In a funny coincidence, I was introduced to David Gerwin through two different connections. He is a friend of a friend of my cousin, and he was also the graduate school advisor of a fellow Fulbright grantee. He teaches at Queens College in New York about how to teach history, and is on sabbatical in Jerusalem. He speaks Hebrew and has been here several times.

David and I had a great conversation in which I asked him many questions about the different styles of orthodoxy and how they inform the Israeli educational system. He described how there are so many definitions of orthodox – for some, the defining question would be keeping kosher and observing the Sabbath. For others, it would be whether you consider women part of the minyan. (At one small school that has parallel “secular” and “religious” tracks, the simple test was “does your family drive on Shabbat?”) He noted that the most liberal Orthodox schools were frequently a product of the English-speaking world beyond Israel, and that Israelis from non-Anglophone backgrounds were more likely to be either very observant (though most were not not ultra-Orthodox) or fully secular. He described the range of schools that one might consider in Israel, and how different identities might play out.

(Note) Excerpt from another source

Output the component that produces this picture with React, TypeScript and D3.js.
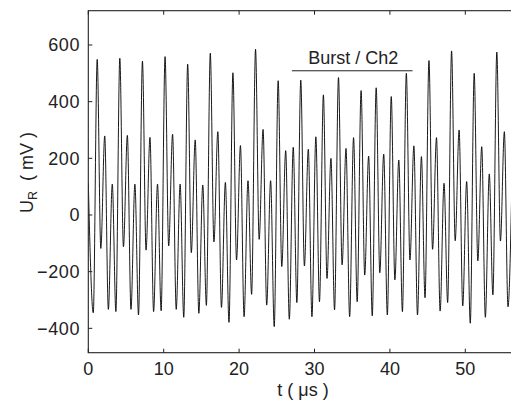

As we were discussing the different ways students are taught in different types of Israeli schools, David mentioned an interesting study comparing how students in Tel Aviv and students in the settlements learned about the story of Josef Trumpeldor, an early Zionist hero. As I understand it (I’ll have to get the citation), all Israelis know the mythic version of the story of Trumpeldor’s death. Both groups of students were taught a more recent account that scholars would assume was a less nationalistic reading. Then they came back later to test how the new narrative had affected the two groups. I believe that the more secular, Tel Aviv students mostly forgot the story, and reverted to the mythic version. The settlement students neither forgot the revisionist narrative nor did it weaken their nationalism. They reinterpreted the message of the narrative to support their nationalism (something that a scholar reading the new story would find hard to do and surprising.

David has some contacts for me, and some ideas for ways I can get started talking to teachers. I also want to bounce some of my interview questions off him to see what he thinks of them, what else I should ask, etc. He also introduced me to a delicious café, Shosh café, right around the corner from my apartment!